Review in The Boston Musical Intelligencer
JUNE 30, 2014
Pianist Nersessian: Uncommonly Satisfying
by David Moran
Staggeringly stunning? Stunningly staggering? Not quite the right descriptors for the 49-year-old Russian pianist and new BU professor Pavel Nersessian, who — relaxed, confident, moment-enjoying, attentive both to the composer’s work and to his own work in its behalf — gave a recital Friday night in Weston at the River School Conservatory’s annual Chopin Symposium that was uncommonly satisfying. In fact it was by some measure the most satisfying varied-program piano recital I’ve been to in I don’t know how long.
Why was this, and how? What’s ‘satisfying’? It wasn’t my mood, I think. From the opening measures of the four Hindemith Tanzstücke (1920), I felt relieved, then pleased to be carried along in this musical artist’s happy grip. Why don’t we hear this set more often: jazzy, angular, nonconsonant, but sensible and easy to follow. Nersessian was ever alert to Hindemith’s Haydnesque offbeat-as-normal procedures, and the rendition was perfection: crisp, modulated, gladhearted, with Pantomime, IV, rollicking big and loud. What a start.
In an age of steroidal technique, Nersessian’s playing is not necessarily what you’d call effortless, but I hasten to add that this diminutive, charming, almost slight musician has chops aplenty: major powers, accurate marksmanship, ultralight touch with many shades and colors of quiet, and instrument-bouncing (at least an inch) dynamic range.

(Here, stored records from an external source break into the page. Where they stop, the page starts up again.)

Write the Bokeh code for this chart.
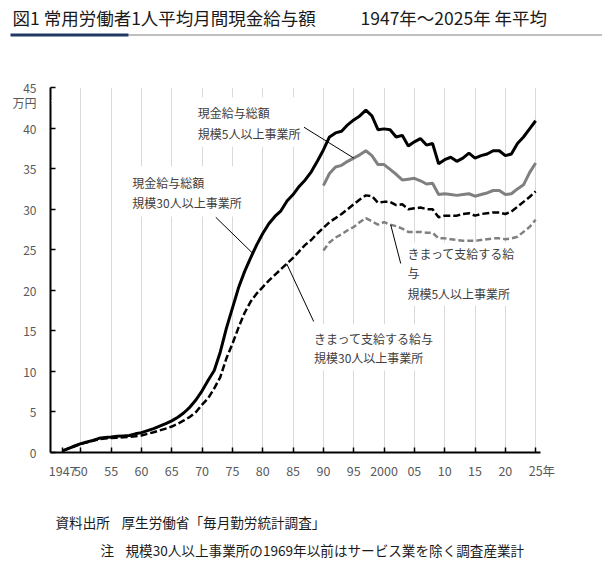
import numpy as np
from bokeh.plotting import figure
from bokeh.layouts import column, row
from bokeh.models import FixedTicker, Label, BoxAnnotation, Range1d
from bokeh.embed import file_html
from bokeh.resources import INLINE

# 常用労働者1人平均月間現金給与額（万円、年平均）
years_30 = list(range(1947, 2026))
years_5 = list(range(1990, 2026))

# 現金給与総額 規模30人以上事業所
total_30 = [
    0.2, 0.5, 0.8, 1.1, 1.3, 1.5, 1.75, 1.85, 1.9, 2.0,          # 1947-1956
    2.05, 2.1, 2.3, 2.45, 2.7, 2.95, 3.25, 3.55, 3.9, 4.35,      # 1957-1966
    4.9, 5.6, 6.5, 7.6, 8.9, 10.1, 12.4, 15.3, 17.8, 20.3,       # 1967-1976
    22.3, 24.0, 25.6, 27.0, 28.2, 29.1, 29.8, 31.0, 31.8, 32.8,  # 1977-1986
    33.6, 34.6, 35.9, 37.3, 38.9, 39.4, 39.6, 40.4, 41.0, 41.5,  # 1987-1996
    42.2, 41.5, 39.8, 39.9, 39.8, 38.9, 39.1, 37.8, 38.3, 38.7,  # 1997-2006
    37.9, 38.1, 35.6, 36.1, 36.4, 35.9, 36.3, 36.9, 36.3, 36.6,  # 2007-2016
    36.8, 37.2, 37.2, 36.6, 36.8, 38.1, 38.9, 39.9, 40.9,        # 2017-2025
]

# きまって支給する給与 規模30人以上事業所
contract_30 = [
    0.2, 0.5, 0.8, 1.05, 1.25, 1.45, 1.65, 1.72, 1.78, 1.82,     # 1947-1956
    1.87, 1.92, 2.0, 2.1, 2.3, 2.5, 2.72, 2.95, 3.2, 3.55,       # 1957-1966
    3.95, 4.4, 5.0, 5.9, 6.7, 7.9, 9.3, 11.6, 13.4, 15.4,        # 1967-1976
    17.2, 18.6, 19.6, 20.4, 21.2, 21.9, 22.6, 23.3, 24.0, 24.8,  # 1977-1986
    25.6, 26.2, 27.0, 27.7, 28.4, 28.9, 29.4, 30.0, 30.6, 31.2,  # 1987-1996
    31.7, 31.6, 30.8, 30.9, 30.9, 30.5, 30.6, 30.0, 30.1, 30.2,  # 1997-2006
    30.0, 30.0, 29.0, 29.2, 29.2, 29.2, 29.4, 29.5, 29.2, 29.4,  # 2007-2016
    29.5, 29.6, 29.6, 29.4, 29.7, 30.3, 30.9, 31.5, 32.2,        # 2017-2025
]

# 現金給与総額 規模5人以上事業所
total_5 = [
    32.9, 34.4, 35.2, 35.4, 35.9, 36.3, 36.7, 37.2, 36.6, 35.5,  # 1990-1999
    35.5, 34.9, 34.3, 33.6, 33.7, 33.8, 33.5, 33.1, 33.2, 31.8,  # 2000-2009
    31.9, 31.8, 31.7, 31.8, 31.9, 31.6, 31.8, 32.0, 32.3, 32.3,  # 2010-2019
    31.8, 31.9, 32.5, 33.0, 34.5, 35.7,                          # 2020-2025
]

# きまって支給する給与 規模5人以上事業所
contract_5 = [
    24.9, 25.9, 26.5, 26.9, 27.4, 27.8, 28.4, 28.9, 28.5, 28.1,  # 1990-1999
    28.4, 28.1, 27.9, 27.6, 27.2, 27.2, 27.2, 27.1, 27.1, 26.4,  # 2000-2009
    26.4, 26.3, 26.2, 26.1, 26.1, 26.1, 26.2, 26.3, 26.4, 26.4,  # 2010-2019
    26.3, 26.4, 26.6, 27.2, 27.8, 28.7,                          # 2020-2025
]

x_ticks = [1947] + list(range(1950, 2026, 5))
# the ideographic space in front of the last label keeps "25" centred on its tick
x_tick_labels = ["1947", "50", "55", "60", "65", "70", "75", "80", "85",
                 "90", "95", "2000", "05", "10", "15", "20", "\u300025年"]
grid_years = list(range(1950, 2026, 5))
# the unit sits on the value axis, just under "45"
unit_tick = 43.2
y_ticks = list(range(0, 46, 5)) + [unit_tick]
y_tick_labels = {unit_tick: "万円"}

FONT = "Noto Sans CJK JP"
TICK_COLOR = "#595959"
NOTE_COLOR = "#404040"
TEXT_COLOR = "#1a1a1a"

W = 602


def text_strip(height):
    f = figure(width=W, height=height, x_range=Range1d(0, W), y_range=Range1d(height, 0),
               x_axis_type=None, y_axis_type=None, output_backend="svg",
               toolbar_location=None, min_border=0)
    f.outline_line_color = None
    f.grid.grid_line_color = None
    return f


# ---- heading strip -------------------------------------------------------
head_h = 45
head = text_strip(head_h)
head.add_layout(Label(x=12, y=17, text="図1 常用労働者1人平均月間現金給与額",
                      text_font=FONT, text_font_size="17.5px", text_color=TEXT_COLOR,
                      text_align="left", text_baseline="middle"))
head.add_layout(Label(x=360, y=17, text="1947年～2025年 年平均",
                      text_font=FONT, text_font_size="17.5px", text_color=TEXT_COLOR,
                      text_align="left", text_baseline="middle"))
head.quad(left=[128], right=[W], top=[33.5], bottom=[35.5], fill_color="#bfbfbf", line_color=None)
head.quad(left=[10], right=[128], top=[33], bottom=[36], fill_color="#1f3864", line_color=None)

# ---- chart ---------------------------------------------------------------
p = figure(width=W, height=455,
           x_range=Range1d(1945, 2025.8), y_range=Range1d(0, 45),
           output_backend="svg", toolbar_location=None,
           min_border_left=50, min_border_right=62,
           min_border_top=42, min_border_bottom=48)
p.outline_line_color = None

p.xaxis.ticker = FixedTicker(ticks=x_ticks)
p.xaxis.major_label_overrides = dict(zip(x_ticks, x_tick_labels))
p.yaxis.ticker = FixedTicker(ticks=y_ticks)
p.yaxis.major_label_overrides = y_tick_labels
for ax in (p.xaxis, p.yaxis):
    ax.axis_line_color = "black"
    ax.axis_line_width = 2
    ax.major_tick_in = 5
    ax.major_tick_out = 0
    ax.major_tick_line_color = "black"
    ax.major_tick_line_width = 1.5
    ax.minor_tick_line_color = None
    ax.major_label_text_font = FONT
    ax.major_label_text_color = TICK_COLOR
p.xaxis.major_label_text_font_size = "12.5px"
p.yaxis.major_label_text_font_size = "12px"
p.xaxis.major_label_standoff = 8
p.yaxis.major_label_standoff = 14

p.xgrid.ticker = FixedTicker(ticks=grid_years)
p.xgrid.grid_line_color = "#d9d9d9"
p.xgrid.grid_line_width = 1
p.ygrid.grid_line_color = None

# the unit entry carries no tick mark
p.add_layout(BoxAnnotation(left=1945.18, right=1946.1, top=43.45, bottom=42.95,
                           fill_color="white", fill_alpha=1.0, line_color=None))

# series
p.line(years_30, total_30, line_color="black", line_width=3)
p.line(years_5, total_5, line_color="#808080", line_width=3)
p.line(years_30, contract_30, line_color="black", line_width=2.5, line_dash="7 3")
p.line(years_5, contract_5, line_color="#808080", line_width=2.5, line_dash="6 3")

# leader lines: label side (x, y) -> point on the series
def on(years, vals, yr):
    return float(np.interp(yr, years, vals))

leaders = [
    ((1986.8, 40.1), (1995.0, on(years_5, total_5, 1995.0))),
    ((1972.25, 29.0), (1978.35, on(years_30, total_30, 1978.35))),
    ((1988.4, 16.15), (1983.95, on(years_30, contract_30, 1983.95))),
    ((2002.75, 23.3), (2001.1, on(years_5, contract_5, 2001.1))),
]
p.segment(x0=[a[0] for a, b in leaders], y0=[a[1] for a, b in leaders],
          x1=[b[0] for a, b in leaders], y1=[b[1] for a, b in leaders],
          line_color="black", line_width=1)

# white boxes behind the series labels
for left, right, top, bottom in [
    (1968.1, 1986.6, 43.8, 37.7),
    (1957.4, 1978.0, 35.3, 29.1),
    (2003.1, 2022.9, 25.9, 18.1),
    (1987.1, 2009.3, 15.8, 10.1),
]:
    p.add_layout(BoxAnnotation(left=left, right=right, top=top, bottom=bottom,
                               fill_color="white", fill_alpha=1.0,
                               line_color=None, level="annotation"))

series_labels = [
    (1969.3, 41.95, "現金給与総額"),
    (1969.3, 39.29, "規模5人以上事業所"),
    (1958.5, 33.3, "現金給与総額"),
    (1958.5, 30.86, "規模30人以上事業所"),
    (2003.85, 24.5, "きまって支給する給"),
    (2003.85, 22.23, "与"),
    (2003.85, 19.57, "規模5人以上事業所"),
    (1988.45, 14.0, "きまって支給する給与"),
    (1988.45, 11.75, "規模30人以上事業所"),
]
for x, y, t in series_labels:
    p.add_layout(Label(x=x, y=y, text=t, text_font=FONT, text_font_size="12px",
                       text_color=NOTE_COLOR, text_align="left",
                       text_baseline="middle"))

# ---- source and note -----------------------------------------------------
foot_h = 63
foot = text_strip(foot_h)
for x, y, t in [
    (55, 21, "資料出所"),
    (121, 21, "厚生労働省「毎月勤労統計調査」"),
    (100, 49, "注"),
    (125, 49, "規模30人以上事業所の1969年以前はサービス業を除く調査産業計"),
]:
    foot.add_layout(Label(x=x, y=y, text=t, text_font=FONT, text_font_size="13.6px",
                          text_color=TEXT_COLOR, text_align="left",
                          text_baseline="middle"))

layout = column(row(head), p, row(foot), spacing=0)
open("out.html", "w").write(file_html(layout, INLINE))
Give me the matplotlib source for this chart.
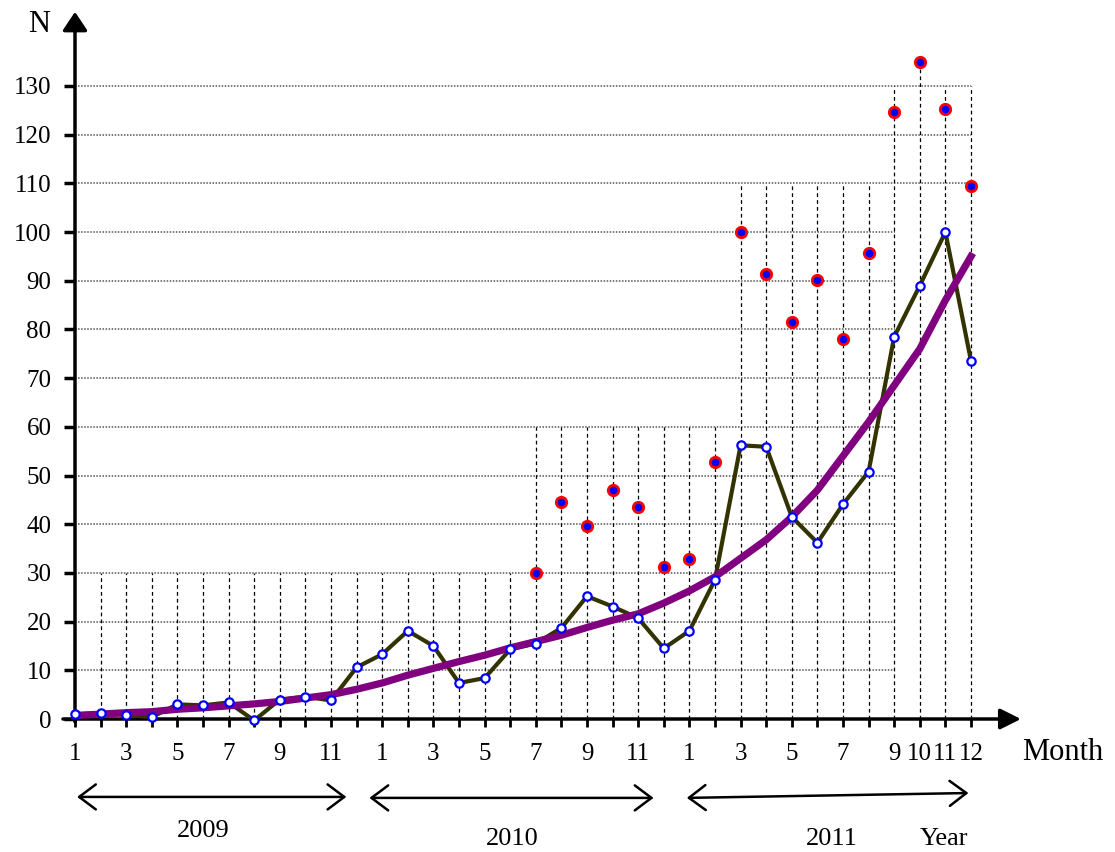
import numpy as np
import matplotlib.pyplot as plt

plt.rcParams['font.family'] = ['Liberation Serif', 'DejaVu Serif']

# months Jan 2009 .. Dec 2011 (index 0..35)
months = np.arange(36)
month_labels = ['1', '', '3', '', '5', '', '7', '', '9', '', '11', '',
                '1', '', '3', '', '5', '', '7', '', '9', '', '11', '',
                '1', '', '3', '', '5', '', '7', '', '9', '10', '11', '12']
years = ['2009', '2010', '2011']
y_ticks = np.arange(0, 131, 10)

# observed N per month
n_observed = [1.0, 1.2, 0.8, 0.4, 3.0, 2.8, 3.4, -0.3, 4.0, 4.6, 3.8, 10.6,
              13.3, 18.1, 15.0, 7.4, 8.4, 14.3, 15.5, 18.7, 25.2, 23.1, 20.7, 14.5,
              18.1, 28.6, 56.2, 55.9, 41.5, 36.2, 44.1, 50.8, 78.5, 89.0, 100.0, 73.5]

# upper values (red dots), from Jul 2010
upper_start = 18
n_upper = [30.0, 44.6, 39.7, 47.0, 43.6, 31.3,
           32.9, 52.8, 100.0, 91.4, 81.6, 90.2, 78.0, 95.7, 124.6, 135.0, 125.2, 109.5]

# trend curve (purple) read per month
trend = [0.7, 1.0, 1.3, 1.5, 2.0, 2.3, 2.7, 3.1, 3.6, 4.3, 5.0, 6.1,
         7.4, 9.0, 10.4, 11.8, 13.1, 14.6, 15.9, 17.2, 18.8, 20.3, 21.6, 23.8,
         26.3, 29.2, 33.0, 36.8, 41.5, 47.0, 54.0, 61.0, 68.5, 76.0, 86.0, 95.0]

fig = plt.figure(figsize=(11.15, 8.52), dpi=100)
ax = fig.add_axes([0, 0, 1, 1])
ax.set_xlim(-2.93, 40.625)
ax.set_ylim(-27.31, 147.64)

for side in ['top', 'right']:
    ax.spines[side].set_visible(False)
for side in ['left', 'bottom']:
    ax.spines[side].set_position(('data', 0))
    ax.spines[side].set_visible(False)

ax.set_xticks(months)
ax.set_xticklabels(month_labels, fontsize=18)
ax.set_yticks(y_ticks)
ax.set_yticklabels([str(v) for v in y_ticks], fontsize=18)
ax.tick_params(axis='x', length=6, width=2, pad=11)
ax.tick_params(axis='y', length=8, width=2.5, pad=9)

# horizontal grid
for v in y_ticks[1:]:
    right = 32.05 if v <= 100 else 35
    ax.plot([0, right], [v, v], ls=(0, (1, 1)), color='#555555', lw=1.1, zorder=1)

# vertical grid, stepped heights
for i in months[1:]:
    if i < 18:
        top = 30
    elif i < 26:
        top = 60
    elif i < 32:
        top = 110
    elif i == 33:
        top = n_upper[i - upper_start]
    else:
        top = 130
    ax.plot([i, i], [0, top], ls=(0, (3, 2.5)), color='black', lw=0.9, zorder=1)

# axes with arrows
ax.annotate('', xy=(36.95, 0), xytext=(-0.47, 0), annotation_clip=False,
            arrowprops=dict(arrowstyle='-|>,head_length=0.5,head_width=0.25',
                            color='black', lw=2.5, mutation_scale=25, shrinkA=0, shrinkB=0))
ax.annotate('', xy=(0, 145.2), xytext=(0, -0.6), annotation_clip=False,
            arrowprops=dict(arrowstyle='-|>,head_length=0.45,head_width=0.3',
                            color='black', lw=2.5, mutation_scale=25, shrinkA=0, shrinkB=0))

# series
ax.plot(months, n_observed, color='#333300', lw=3, zorder=3)
ax.plot(months, trend, color='#800080', lw=5.2, zorder=4)
ax.plot(months, n_observed, 'o', ls='none', ms=6, mfc='white', mec='blue', mew=1.6, zorder=5)
ax.plot(months[upper_start:], n_upper, 'o', ls='none', ms=7.5, mfc='blue', mec='red', mew=2, zorder=6)

# labels
ax.text(-1.41, 142.7, 'N', fontsize=22, ha='center', va='center')
ax.text(36.99, -6.9, 'Month', fontsize=22, ha='left', va='center')

year_spans = [(0.08, 10.6, -16.0, -16.0), (11.5, 22.6, -16.2, -16.2), (23.9, 34.9, -16.2, -15.2)]
year_text = [(5.0, -23.0), (17.07, -24.6), (29.57, -24.6)]
for (x0, x1, y0, y1), (tx, ty), yr in zip(year_spans, year_text, years):
    ax.annotate('', xy=(x1, y1), xytext=(x0, y0), annotation_clip=False,
                arrowprops=dict(arrowstyle='<->,head_length=0.6,head_width=0.45',
                                color='black', lw=1.8, mutation_scale=20, shrinkA=0, shrinkB=0))
    ax.text(tx, ty, yr, fontsize=19, ha='center', va='center')
ax.text(33.95, -24.6, 'Year', fontsize=19, ha='center', va='center')

fig.savefig('out.png', dpi=100)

There was more than all that; quickly evident were a certain aplomb, easy competence taken for granted by him and us, dash, plus a degree of casual seriousness or serious casualness to it all. The Schubert A-major sonata D.664, affected and swoony in the best senses, overflowed with delicacies of small righthand delays, with complete naturalness. The opening song sang simply (it harks forward to Sammy Fain’s famous ‘Secret Love’ from Calamity Jane), the Andante felt like a breakup note on birchbark (even though Nersessian did not fully get Schubert’s bossa-nova-like rhythms), and the Allegro revealed hushed inner voices, pearly and radiant. Best of all: when was the last time you heard any pianist end a known piece with a final cadence of ff two chords that for some charming reason he decided to play softly? It wasn’t arch, it was a sweet, slight surprise. Nersessian aims to please, on his own terms.
Liszt’s retelling of Schubert’s “Ständchen” lied was so rich that I was sure Puccini and Mascagni must’ve studied it later in the century. “Erlkönig” erupted but remained the harrowing, harrying mess it usually is, congested, hammering, the horse’s octaves again causing knots in the stomach.
Nersessian does the hard unheralded keyboard labor with total apparent poise. His touch is notably lighter and more careful than many. He playfully believes in his extremes of volume and drama, and portrays that drama unselfconsciously. The Liszt Sonata, which I’ve never witnessed in a small recital hall, unexpectedly featured many almost inaudible notes (from the start), and almost overwhelming rock ’n’ roll later on. It was great fun, and at the same time a soul-disturbing engagement, to experience Liszt’s huge spectacle, twinkling dissonances, many rolled chords. That fugue was fast. Afterward, the crowd met his high energy.
The encores complied with less is better, thankfully: short Tchaikovsky and Chopin. Rather fagged they sounded, understandably. No matter. I’d go out of my way to hear Pavel Nersessian again in this very program, or in anything else. Even if you’re not a piano maven, or scorekeeper of the rising hotshots and the maturer unknowns, be certain to hear this guy if you get the opportunity.